Intussen is onze afdeling in Brussel opgedoekt en werd mijn contract niet verlengd; ik kom nu aan de kost op een heel andere wijze. Maar de zeevaartopleiding is gebleven. Wat begon als een experiment is bittere ernst geworden, en zeer binnenkort neem ik verlof om een maand mee te varen met een opleidingsschip, een Poolse driemaster die hier afgebeeld staat. De tocht voert ons over de Golf van Biskaje naar de Spaanse kust.

Ik weet nog niets. Misschien heb ik een gen geërfd dat me bestand maakt tegen een leven op zee, misschien niet. Misschien ben ik drie weken zeeziek en kan ik daarna geen schip meer zien. Maar ik ga er van uit dat deze harde reis (naar het schijnt: weinig slaap, hard werk in ploegen en slecht eten) me enorm zal bevallen; en ik ben van plan om de komende jaren vaker op zee te zijn, zolang dat werkbaar is en zolang ik er genoegen in schep, en om daar op termijn ook de kost mee te verdienen. Zolang je niet alle vaarbewijzen hebt behaald (en om officier van de wacht te worden ben je toch drie jaar bezig) verdien je al heel wat geld op zee, maar ben je nog het grootste deel van de tijd aan wal.
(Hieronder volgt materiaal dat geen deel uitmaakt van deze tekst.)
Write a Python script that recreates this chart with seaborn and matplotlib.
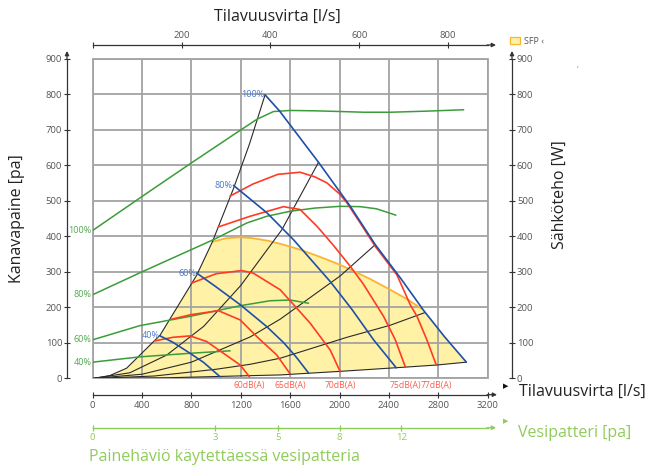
import numpy as np
import pandas as pd
import matplotlib
matplotlib.use("Agg")
import matplotlib.pyplot as plt
import seaborn as sns
from matplotlib.patches import Patch

# ---------------- data (flow m3/h-scale x, pressure Pa / power W y) ----------------
# fan curves (blue) by speed
blue_100 = [(1397, 799), (1513, 754), (1830, 609), (2087, 485), (2290, 377), (2500, 280), (2681, 192), (2850, 118), (3028, 46)]
blue_80 = [(1141, 544), (1411, 467), (1627, 391), (1925, 273), (2100, 195), (2276, 109), (2460, 30)]
blue_60 = [(843, 297), (1000, 258), (1195, 208), (1411, 146), (1550, 100), (1650, 60), (1750, 15)]
blue_40 = [(546, 120), (650, 102), (789, 71), (900, 45), (1032, 5)]
blue_labels = ["100%", "80%", "60%", "40%"]

# sound level curves (red)
red_60 = [(505, 106), (650, 116), (790, 120), (924, 104), (1060, 71), (1195, 38), (1270, 5)]
red_65 = [(640, 167), (800, 180), (1019, 191), (1195, 165), (1330, 118), (1492, 66), (1600, 13)]
red_70 = [(803, 269), (1000, 295), (1208, 304), (1300, 297), (1519, 250), (1654, 198), (1762, 156), (1925, 80), (2006, 19)]
red_75 = [(1019, 427), (1276, 457), (1546, 484), (1681, 476), (1817, 429), (1951, 375), (2087, 316), (2195, 265), (2357, 175), (2452, 109), (2533, 33)]
red_77 = [(1114, 514), (1300, 548), (1500, 575), (1681, 581), (1800, 568), (1898, 551), (2000, 520), (2060, 495), (2168, 438), (2290, 372), (2465, 292), (2573, 208), (2628, 175), (2708, 109), (2784, 38)]
red_labels = ["60dB(A)", "65dB(A)", "70dB(A)", "75dB(A)", "77dB(A)"]

# electrical power curves (green, right axis W)
green_100 = [(0, 417), (397, 512), (803, 608), (1195, 699), (1330, 730), (1465, 752), (1600, 755), (1800, 754), (2006, 752), (2200, 750), (2411, 750), (2700, 753), (3006, 757)]
green_80 = [(0, 236), (397, 300), (978, 391), (1249, 438), (1411, 457), (1600, 471), (1800, 480), (2006, 485), (2168, 484), (2300, 478), (2457, 460)]
green_60 = [(0, 109), (384, 149), (789, 175), (1195, 205), (1438, 219), (1600, 221), (1749, 212)]
green_40 = [(0, 46), (384, 61), (789, 71), (1114, 78)]
green_labels = ["100%", "80%", "60%", "40%"]

# system curves (black)
sys_1 = [(0, 0), (137, 8), (275, 29), (546, 122), (843, 291), (970, 385), (1141, 535), (1270, 660), (1397, 799)]
sys_2 = [(0, 0), (300, 16), (600, 66), (900, 147), (1200, 262), (1533, 419), (1830, 609)]
sys_3 = [(0, 0), (400, 12), (800, 46), (1276, 117), (1519, 167), (2006, 289), (2290, 377)]
sys_4 = [(0, 0), (500, 7), (1000, 26), (1276, 40), (1519, 57), (2060, 116), (2411, 150), (2695, 186)]
sys_5 = [(0, 0), (600, 2), (1276, 8), (1519, 10), (2000, 20), (2533, 32), (2790, 38), (3028, 46)]

# SFP area top edge (orange)
sfp_top = [(970, 385), (1080, 395), (1195, 398), (1300, 395), (1420, 388), (1546, 377), (1681, 363), (1800, 348), (1898, 335), (2006, 320), (2087, 307), (2250, 280), (2411, 250), (2550, 223), (2668, 196)]

# axes ticks
flow_ticks = [0, 400, 800, 1200, 1600, 2000, 2400, 2800, 3200]
pa_ticks = [0, 100, 200, 300, 400, 500, 600, 700, 800, 900]
ls_ticks = [0, 200, 400, 600, 800]
vesi_flow = [0, 990, 1500, 2000, 2500]
vesi_labels = ["0", "3", "5", "8", "12"]

# ---------------- style ----------------
sns.set_theme(style="white")
plt.rcParams["font.family"] = ["Open Sans", "DejaVu Sans"]

C_BLUE = "#1f4fa8"
C_RED = "#ff3b24"
C_GREEN = "#3b9c3b"
C_BLACK = "#2a2a2a"
C_GRID = "#a3a3a3"
C_TICK = "#555555"
C_LGREEN = "#8fcc5a"

def to_df(curves):
    rows = []
    for name, pts in curves.items():
        for i, (x, y) in enumerate(pts):
            rows.append({"curve": name, "i": i, "flow": x, "val": y})
    return pd.DataFrame(rows)

fig = plt.figure(figsize=(6.49, 4.70), dpi=100)
ax = fig.add_axes([0.1428, 0.1947, 0.6085, 0.6798])
ax.set_xlim(0, 3200)
ax.set_ylim(0, 900)

# SFP fill region
s1 = np.array(sys_1)
left = s1[s1[:, 0] < sfp_top[0][0]]
top = np.array(sfp_top)
b100 = np.array(blue_100)
right = b100[b100[:, 0] > sfp_top[-1][0]]
bottom = np.array(sys_5)[::-1]
poly = np.vstack([left, top, right, bottom])
ax.fill(poly[:, 0], poly[:, 1], color="#fff2a6", lw=0, zorder=0.3)
ax.plot(top[:, 0], top[:, 1], color="#fbb432", lw=1.3, zorder=1)

# curves via seaborn
fam = [
    ({"s1": sys_1, "s2": sys_2, "s3": sys_3, "s4": sys_4, "s5": sys_5}, C_BLACK, 0.8),
    ({"g100": green_100, "g80": green_80, "g60": green_60, "g40": green_40}, C_GREEN, 1.1),
    ({"r60": red_60, "r65": red_65, "r70": red_70, "r75": red_75, "r77": red_77}, C_RED, 1.2),
    ({"b100": blue_100, "b80": blue_80, "b60": blue_60, "b40": blue_40}, C_BLUE, 1.2),
]
for curves, col, lw in fam:
    df = to_df(curves)
    sns.lineplot(data=df, x="flow", y="val", units="curve", estimator=None, sort=False,
                 color=col, linewidth=lw, ax=ax, legend=False)

# curve labels
for pts, lab in zip([blue_100, blue_80, blue_60, blue_40], blue_labels):
    ax.annotate(lab, xy=pts[0], xytext=(-0.5, 0), textcoords="offset points",
                ha="right", va="center", fontsize=6.5, color="#4a78c8")
for pts, lab in zip([green_100, green_80, green_60, green_40], green_labels):
    ax.annotate(lab, xy=pts[0], xytext=(-1, 0), textcoords="offset points",
                ha="right", va="center", fontsize=6.5, color="#4fa84f", annotation_clip=False)
for pts, lab in zip([red_60, red_65, red_70, red_75, red_77], red_labels):
    ax.annotate(lab, xy=(pts[-1][0], 0), xytext=(0, -2), textcoords="offset points",
                ha="center", va="top", fontsize=6.2, color="#ff5a4a", annotation_clip=False)

# grid and box
ax.set_xticks(flow_ticks)
ax.set_yticks(pa_ticks)
ax.set_axisbelow(True)
ax.grid(True, color=C_GRID, lw=1.3)
ax.patch.set_edgecolor(C_GRID)
ax.patch.set_linewidth(1.3)
ax.set_xlabel("")
ax.set_ylabel("")
for sp in ["top", "right"]:
    ax.spines[sp].set_visible(False)
ax.spines["left"].set_position(("outward", 18.5))
ax.spines["bottom"].set_position(("outward", 11.7))
for sp in ["left", "bottom"]:
    ax.spines[sp].set_color("#333333")
    ax.spines[sp].set_linewidth(0.9)
ax.tick_params(axis="x", direction="inout", length=5, width=0.8, color="#333333",
               labelcolor=C_TICK, labelsize=6.8, pad=2, bottom=True)
ax.tick_params(axis="y", direction="inout", length=4, width=0.8, color="#333333",
               labelcolor=C_TICK, labelsize=6.8, pad=1.5, left=True)

# right axis (power W)
ax2 = ax.twinx()
ax2.set_ylim(0, 900)
ax2.set_yticks(pa_ticks)
for sp in ["top", "left", "bottom"]:
    ax2.spines[sp].set_visible(False)
ax2.spines["right"].set_position(("outward", 17.6))
ax2.spines["right"].set_color("#333333")
ax2.spines["right"].set_linewidth(0.9)
ax2.tick_params(axis="y", direction="inout", length=4, width=0.8, color="#333333",
                labelcolor=C_TICK, labelsize=6.8, pad=1.5)
ax2.grid(False)

# top axis (l/s)
ax3 = ax.twiny()
ax3.set_xlim(0, 3200 / 3.6)
ax3.set_xticks(ls_ticks)
ax3.set_xticklabels([""] + [str(t) for t in ls_ticks[1:]])
for sp in ["bottom", "left", "right"]:
    ax3.spines[sp].set_visible(False)
ax3.spines["top"].set_position(("outward", 10))
ax3.spines["top"].set_color("#333333")
ax3.spines["top"].set_linewidth(0.9)
ax3.tick_params(axis="x", direction="inout", length=5, width=0.8, color="#333333",
                labelcolor=C_TICK, labelsize=6.8, pad=1.5)
ax3.grid(False)

# water coil axis
ax4 = ax.twiny()
ax4.set_xlim(0, 3200)
ax4.xaxis.tick_bottom()
ax4.set_xticks(vesi_flow)
ax4.set_xticklabels(vesi_labels)
for sp in ["top", "left", "right"]:
    ax4.spines[sp].set_visible(False)
ax4.spines["bottom"].set_position(("outward", 35.4))
ax4.spines["bottom"].set_color(C_LGREEN)
ax4.spines["bottom"].set_linewidth(1.0)
ax4.tick_params(axis="x", direction="inout", length=4, width=0.9, color=C_LGREEN,
                labelcolor=C_LGREEN, labelsize=6.8, pad=2)
ax4.grid(False)

# arrows at axis ends
def arrow(p0, p1, col="#333333"):
    fig.add_artist(matplotlib.patches.FancyArrowPatch(
        p0, p1, transform=None, arrowstyle="-|>", mutation_scale=6,
        color=col, lw=0.9, shrinkA=0, shrinkB=0))

arrow((67, 470 - 59), (67, 470 - 51))
arrow((512, 470 - 59), (512, 470 - 51))
arrow((487, 470 - 45), (496, 470 - 45))
arrow((487, 470 - 394.7), (497, 470 - 394.7))
arrow((487, 470 - 427.7), (496, 470 - 427.7), C_LGREEN)

# texts
W, H = 649, 470
fig.text(277 / W, 1 - 17 / H, "Tilavuusvirta [l/s]", ha="center", va="center", fontsize=11.5, color="#222222")
fig.text(17 / W, 1 - 219 / H, "Kanavapaine [pa]", rotation=90, ha="center", va="center", fontsize=11.5, color="#222222")
fig.text(560 / W, 1 - 195 / H, "Sähköteho [W]", rotation=90, ha="center", va="center", fontsize=11.5, color="#222222")
fig.text(506 / W, 1 - 386 / H, "▶", ha="center", va="center", fontsize=5, color="#111111", family=["DejaVu Sans"])
fig.text(519 / W, 1 - 392 / H, "Tilavuusvirta [l/s]", ha="left", va="center", fontsize=11.5, color="#222222")
fig.text(506 / W, 1 - 421 / H, "▶", ha="center", va="center", fontsize=5, color=C_LGREEN, family=["DejaVu Sans"])
fig.text(518 / W, 1 - 433 / H, "Vesipatteri [pa]", ha="left", va="center", fontsize=11.5, color=C_LGREEN)
fig.text(89 / W, 1 - 457 / H, "Painehäviö käytettäessä vesipatteria", ha="left", va="center", fontsize=11.5, color=C_LGREEN)
fig.text(578 / W, 1 - 66 / H, ",", ha="center", va="center", fontsize=5, color="#666666")

# SFP legend
fig.legend(handles=[Patch(facecolor="#fff2a6", edgecolor="#fbb432", lw=0.9, label="SFP ‹")],
           loc="center left", bbox_to_anchor=(505 / W, 1 - 41 / H), frameon=False,
           fontsize=6.5, handlelength=1.2, handleheight=0.8, handletextpad=0.4,
           borderpad=0, labelcolor=C_TICK)

fig.savefig("out.png", dpi=100)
Men vinde mij dan bezig met mijn studieboeken of met een bepaalde mensenrechtenorganisatie, die de komende tijd nog steeds van mijn actieve inzet verzekerd is; of met het verdienen van genoeg geld om opleiding en dagelijks brood verder te kunnen betalen.

De voorbije maanden leerde ik in Antwerpen verschillende mensen kennen die jaren hebben gevaren (en in onze eigen familie kom je er ook een paar tegen) en al wat ik al hoorde en leerde klinkt zoals het zijn moet: als een roeping en als een beroep. En dat zal het ook voor mij zijn, nog meer na die maand op zee: mijn nieuwe beroep is de zeevaart, laat daar geen twijfel meer over bestaan. Na drie anderen met dezelfde familienaam (in 1550, 1960 en 1980) heeft ook Fenrig dus voor de zee gekozen.

Op een dag zal ook dat wel voorbij zijn; er liggen nog andere zaken op Fenrig te wachten hier in België en in de wereld. Maar alles heeft zijn tijd. Laten we nu varen, denken en schrijven.

De Portugese schrijver Fernando Pessoa citeerde graag het motto der oude zeevaarders: “Varen is noodzakelijk, leven niet”. Hijzelf maakt daarvan: “Schrijven is noodzakelijk, leven niet.” Honderd jaar na Pessoa denk ik dat ze allebei noodzakelijk zijn. De tijd zal uitwijzen wat er verder van mij terecht kan komen. Intussen hoop ik dat jullie mij een goede vaart wensen, en dat ik jullie telkens in goede gezondheid en geluk terug zal vinden.